Census 2016: 'No religion' submissions rise as Christianity slides


Nearly a third of Australians say they have no religion, according to the latest census figures released on Tuesday, while a smaller proportion of people own their home outright.

More Australians are losing their religion, and for many home ownership is just a dream.

But that's only part of the picture from last year's census.

The first batch of data, published on Tuesday, showed Australians are getting older, more are living alone and there's a growing number of same-sex couples.

The country's population has doubled to an estimated 24.4 million in 50 years, with nearly two million people added since the last census in 2011.

Census numbers finally out
Census numbers finally out

The changing face of migration shifts from Europe to Asia

Australia now has a higher proportion of migrants than the United States and Britain and, for the first time, more are moving here from Asia than Europe.

The figures showed nearly half of the population were either born overseas or their parents were.

And of the more than six million born elsewhere, almost 20 per cent have arrived since 2012.

England and New Zealand are still the most common countries of birth after Australia but a growing number are born in China and India.

Census reveals Australia more diverse
Census reveals Australia more diverse

Growth in Buddhism, Islam and Sikhism 

The number of Australians speaking only English at home fell from almost 77 per cent to nearly 73 per cent in five years, although more than 300 different languages are spoken in households.

Meanwhile, about one-third of Australians said they don't have a religion - more than two million more than in 2011.

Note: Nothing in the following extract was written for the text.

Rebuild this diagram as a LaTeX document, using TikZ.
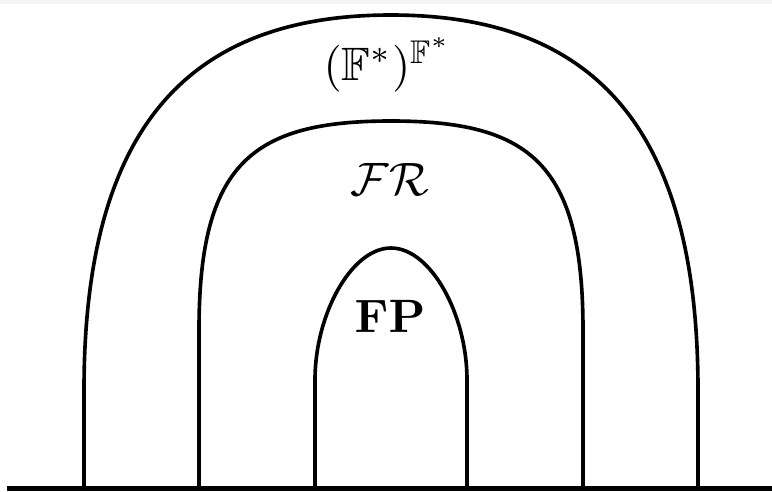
\documentclass[tikz,border=0pt]{standalone}
\usepackage{amssymb}
\definecolor{topband}{RGB}{246,244,243}
\begin{document}
\begin{tikzpicture}[x=0.03cm,y=-0.03cm,
  arch/.style={line width=3.1pt},
  groundline/.style={line width=4.3pt},
  lab/.style={scale=4,inner sep=0pt,anchor=base}]
\useasboundingbox (0,0) rectangle (772,491);
\fill[topband] (0,0) rectangle (772,4);
% ground
\coordinate (gl) at (7,488.5);
\coordinate (gr) at (772,488.5);
\draw[groundline] (gl) -- (gr);
% outer arch
\draw[arch] (84,487) -- (84,390) .. controls (84,127.5) and (188.4,15) .. (391,15)
  .. controls (593.6,15) and (698,127.5) .. (698,390) -- (698,487);
% middle arch
\draw[arch] (199,487) -- (199,330) .. controls (199,162.8) and (252.8,121) .. (391,121)
  .. controls (529.2,121) and (583,162.8) .. (583,330) -- (583,487);
% inner arch
\draw[arch] (315,487) -- (315,380) .. controls (315,314) and (351.5,248) .. (391,248)
  .. controls (430.5,248) and (467,314) .. (467,380) -- (467,487);
% labels
\node[lab] (outerlabel) at (388,80) {$(\mathbb{F}^*)^{\mathbb{F}^*}$};
\node[lab] (midlabel) at (390,195) {$\mathcal{F}\mathcal{R}$};
\node[lab] (innerlabel) at (390,332) {$\mathbf{FP}$};
\end{tikzpicture}
\end{document}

More are turning away from Christianity but there's been a growth in Buddhism, Islam and Sikhism.

The changing face of modern Australia
The changing face of modern Australia

An ageing population: 1 in 6 aged over 65

Overall, Australia's population is getting older.

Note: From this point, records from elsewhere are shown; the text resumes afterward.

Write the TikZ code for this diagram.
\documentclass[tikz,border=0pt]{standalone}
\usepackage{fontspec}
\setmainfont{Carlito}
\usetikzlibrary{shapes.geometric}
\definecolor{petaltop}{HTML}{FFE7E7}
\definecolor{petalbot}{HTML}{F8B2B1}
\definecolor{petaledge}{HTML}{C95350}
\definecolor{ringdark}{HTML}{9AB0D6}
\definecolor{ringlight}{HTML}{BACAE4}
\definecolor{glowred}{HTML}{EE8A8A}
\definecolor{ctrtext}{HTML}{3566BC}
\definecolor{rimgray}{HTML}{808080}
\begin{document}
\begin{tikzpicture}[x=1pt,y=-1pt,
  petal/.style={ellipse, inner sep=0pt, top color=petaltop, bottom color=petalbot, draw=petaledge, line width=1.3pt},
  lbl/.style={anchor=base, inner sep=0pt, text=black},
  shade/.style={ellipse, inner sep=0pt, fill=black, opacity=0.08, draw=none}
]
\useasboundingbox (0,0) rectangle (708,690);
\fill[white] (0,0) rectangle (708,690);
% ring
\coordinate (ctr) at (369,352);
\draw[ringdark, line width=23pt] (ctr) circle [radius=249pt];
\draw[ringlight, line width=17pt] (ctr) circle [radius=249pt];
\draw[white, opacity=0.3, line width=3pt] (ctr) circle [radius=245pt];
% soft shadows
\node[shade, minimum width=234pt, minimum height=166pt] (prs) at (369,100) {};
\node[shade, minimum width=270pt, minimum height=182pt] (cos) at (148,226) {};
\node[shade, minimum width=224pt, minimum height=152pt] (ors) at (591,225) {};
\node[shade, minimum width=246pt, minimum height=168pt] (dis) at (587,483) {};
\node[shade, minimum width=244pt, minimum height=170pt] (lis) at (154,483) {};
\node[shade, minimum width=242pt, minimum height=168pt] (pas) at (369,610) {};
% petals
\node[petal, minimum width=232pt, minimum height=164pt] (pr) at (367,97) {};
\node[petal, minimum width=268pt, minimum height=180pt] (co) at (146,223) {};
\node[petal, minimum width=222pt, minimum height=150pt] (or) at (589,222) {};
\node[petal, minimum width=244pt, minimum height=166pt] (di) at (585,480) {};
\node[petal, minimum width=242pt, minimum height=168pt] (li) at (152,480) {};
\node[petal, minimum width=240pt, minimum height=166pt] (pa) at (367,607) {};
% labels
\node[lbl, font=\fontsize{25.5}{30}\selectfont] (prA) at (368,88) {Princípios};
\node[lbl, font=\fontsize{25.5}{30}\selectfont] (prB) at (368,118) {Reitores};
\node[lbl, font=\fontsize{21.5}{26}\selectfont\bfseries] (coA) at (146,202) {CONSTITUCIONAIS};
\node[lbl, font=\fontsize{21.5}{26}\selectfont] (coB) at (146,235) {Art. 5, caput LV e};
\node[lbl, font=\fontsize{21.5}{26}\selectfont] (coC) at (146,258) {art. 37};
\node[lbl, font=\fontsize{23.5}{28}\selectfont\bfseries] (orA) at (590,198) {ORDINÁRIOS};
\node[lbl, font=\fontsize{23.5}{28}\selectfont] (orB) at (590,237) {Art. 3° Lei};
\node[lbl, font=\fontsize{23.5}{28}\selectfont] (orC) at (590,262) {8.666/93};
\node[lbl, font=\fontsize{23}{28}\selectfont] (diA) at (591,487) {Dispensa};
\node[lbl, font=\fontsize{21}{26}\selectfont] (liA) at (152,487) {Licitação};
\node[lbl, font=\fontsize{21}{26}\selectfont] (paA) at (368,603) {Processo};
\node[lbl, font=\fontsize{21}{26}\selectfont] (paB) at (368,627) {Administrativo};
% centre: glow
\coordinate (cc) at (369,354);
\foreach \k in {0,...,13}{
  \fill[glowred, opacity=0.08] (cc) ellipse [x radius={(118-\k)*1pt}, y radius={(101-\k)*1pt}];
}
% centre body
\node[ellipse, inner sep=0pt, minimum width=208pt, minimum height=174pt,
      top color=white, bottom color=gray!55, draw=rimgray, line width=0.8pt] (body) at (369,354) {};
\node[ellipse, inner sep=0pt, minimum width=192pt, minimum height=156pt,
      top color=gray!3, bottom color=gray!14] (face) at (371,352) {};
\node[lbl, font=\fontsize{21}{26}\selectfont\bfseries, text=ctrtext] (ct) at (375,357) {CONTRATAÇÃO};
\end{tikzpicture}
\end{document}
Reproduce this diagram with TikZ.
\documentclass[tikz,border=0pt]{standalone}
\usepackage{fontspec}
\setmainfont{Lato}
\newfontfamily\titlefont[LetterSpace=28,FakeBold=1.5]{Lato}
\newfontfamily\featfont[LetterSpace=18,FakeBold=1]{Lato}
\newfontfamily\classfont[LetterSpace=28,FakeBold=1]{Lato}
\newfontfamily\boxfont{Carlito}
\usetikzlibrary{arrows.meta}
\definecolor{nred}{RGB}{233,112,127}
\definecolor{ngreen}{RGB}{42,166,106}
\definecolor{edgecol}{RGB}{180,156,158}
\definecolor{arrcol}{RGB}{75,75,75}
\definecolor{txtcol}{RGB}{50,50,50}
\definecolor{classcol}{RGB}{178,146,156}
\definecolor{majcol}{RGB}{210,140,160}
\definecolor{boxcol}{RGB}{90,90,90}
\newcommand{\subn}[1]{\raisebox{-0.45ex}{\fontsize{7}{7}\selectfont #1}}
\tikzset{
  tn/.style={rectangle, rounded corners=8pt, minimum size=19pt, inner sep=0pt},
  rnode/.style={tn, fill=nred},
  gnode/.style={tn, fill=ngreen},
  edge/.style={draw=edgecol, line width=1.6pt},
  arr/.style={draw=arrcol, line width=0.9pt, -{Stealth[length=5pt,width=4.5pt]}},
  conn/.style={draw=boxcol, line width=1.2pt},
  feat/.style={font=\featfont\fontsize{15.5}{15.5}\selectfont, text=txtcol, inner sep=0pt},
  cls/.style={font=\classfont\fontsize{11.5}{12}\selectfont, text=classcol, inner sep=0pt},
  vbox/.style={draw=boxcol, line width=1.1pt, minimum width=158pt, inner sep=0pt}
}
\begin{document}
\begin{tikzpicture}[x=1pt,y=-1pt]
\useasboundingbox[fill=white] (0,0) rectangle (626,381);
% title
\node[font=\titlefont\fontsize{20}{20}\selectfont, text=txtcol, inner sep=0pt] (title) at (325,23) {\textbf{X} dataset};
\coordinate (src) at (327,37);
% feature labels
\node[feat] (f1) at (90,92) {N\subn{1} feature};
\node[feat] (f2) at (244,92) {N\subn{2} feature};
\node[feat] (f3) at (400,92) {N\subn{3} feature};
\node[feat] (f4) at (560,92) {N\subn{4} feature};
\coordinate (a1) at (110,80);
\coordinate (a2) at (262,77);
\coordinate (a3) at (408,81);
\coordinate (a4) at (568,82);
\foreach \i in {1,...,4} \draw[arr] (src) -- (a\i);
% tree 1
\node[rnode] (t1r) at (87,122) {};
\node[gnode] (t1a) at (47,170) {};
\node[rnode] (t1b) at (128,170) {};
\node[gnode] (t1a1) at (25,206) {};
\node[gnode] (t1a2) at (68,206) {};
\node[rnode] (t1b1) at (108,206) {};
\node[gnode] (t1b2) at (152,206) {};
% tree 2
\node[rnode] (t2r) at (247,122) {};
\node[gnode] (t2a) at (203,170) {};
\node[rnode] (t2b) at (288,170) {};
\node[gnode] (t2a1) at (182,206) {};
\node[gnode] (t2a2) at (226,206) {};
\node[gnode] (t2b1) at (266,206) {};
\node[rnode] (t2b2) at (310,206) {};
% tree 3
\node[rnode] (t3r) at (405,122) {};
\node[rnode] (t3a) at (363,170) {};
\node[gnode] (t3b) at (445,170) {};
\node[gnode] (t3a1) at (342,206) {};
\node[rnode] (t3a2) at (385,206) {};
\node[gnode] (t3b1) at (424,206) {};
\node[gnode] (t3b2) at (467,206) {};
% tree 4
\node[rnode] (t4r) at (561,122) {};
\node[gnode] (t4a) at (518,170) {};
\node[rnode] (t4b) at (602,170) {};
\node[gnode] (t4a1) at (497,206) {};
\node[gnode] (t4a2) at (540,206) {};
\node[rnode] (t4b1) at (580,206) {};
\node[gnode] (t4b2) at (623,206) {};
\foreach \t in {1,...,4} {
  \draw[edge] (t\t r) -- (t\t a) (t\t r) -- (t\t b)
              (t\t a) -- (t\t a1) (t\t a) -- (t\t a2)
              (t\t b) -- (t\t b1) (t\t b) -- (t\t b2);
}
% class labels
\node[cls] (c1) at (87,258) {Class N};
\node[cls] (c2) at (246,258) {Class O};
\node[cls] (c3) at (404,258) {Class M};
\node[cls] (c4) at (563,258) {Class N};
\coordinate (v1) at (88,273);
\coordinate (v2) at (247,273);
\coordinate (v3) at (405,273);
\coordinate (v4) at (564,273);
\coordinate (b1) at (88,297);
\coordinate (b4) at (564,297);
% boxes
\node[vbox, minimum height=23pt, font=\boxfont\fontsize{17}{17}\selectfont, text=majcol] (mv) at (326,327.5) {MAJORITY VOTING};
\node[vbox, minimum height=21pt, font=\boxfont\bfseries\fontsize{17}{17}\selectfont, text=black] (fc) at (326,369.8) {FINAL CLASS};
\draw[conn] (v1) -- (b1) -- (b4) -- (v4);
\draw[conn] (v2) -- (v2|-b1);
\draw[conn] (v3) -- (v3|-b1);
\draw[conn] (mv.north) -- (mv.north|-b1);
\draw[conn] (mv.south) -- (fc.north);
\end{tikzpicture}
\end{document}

While your average Aussie is 38, one in six are over 65.

More than two-thirds live in capital cities - which are growing nearly twice as fast as the rest of the country, mostly thanks to migrants.

Sydney is still the largest city, boasting 4.8 million residents - up nearly 10 per cent in five years.

It comes as little surprise, then, that the number of people who have paid off their mortgage has dropped as house prices surge.

Just 31 per cent of Australians own their home outright, down from 32.1 per cent in 2011 and from 40 per cent a quarter of a century ago.

But the proportion of people who are paying off a mortgage is relatively steady at 34 per cent.

The data shows a shift towards renting, with nearly 31 per cent now paying a landlord, up from just under 30 per cent five years ago and 27 per cent in 1991.

Median rents have increased 17.5 per cent since 2011, but those with a mortgage have seen their repayments fall by an average $45 a month.

ABS insists data can be trusted 

Despite the census' website crash, the Australian Bureau of Statistics' chief statistician, David Kalisch insists the data is high quality.

However, privacy concerns did take a toll, with some people giving fake names and withholding their date of birth.

There was also a sharp drop in the number of respondents allowing authorities to keep their data archived for 99 years.

The census had a response rate of 95 per cent, 1.5 per cent lower than in 2011, and 63 per cent completed it online.

Mr Kalisch said an independent panel concluded that the data could be used with confidence.

"Census data provides a detailed, accurate and fascinating picture of Australia, which will be used to inform critical policy, planning and service delivery decisions for our communities over the coming years," he said.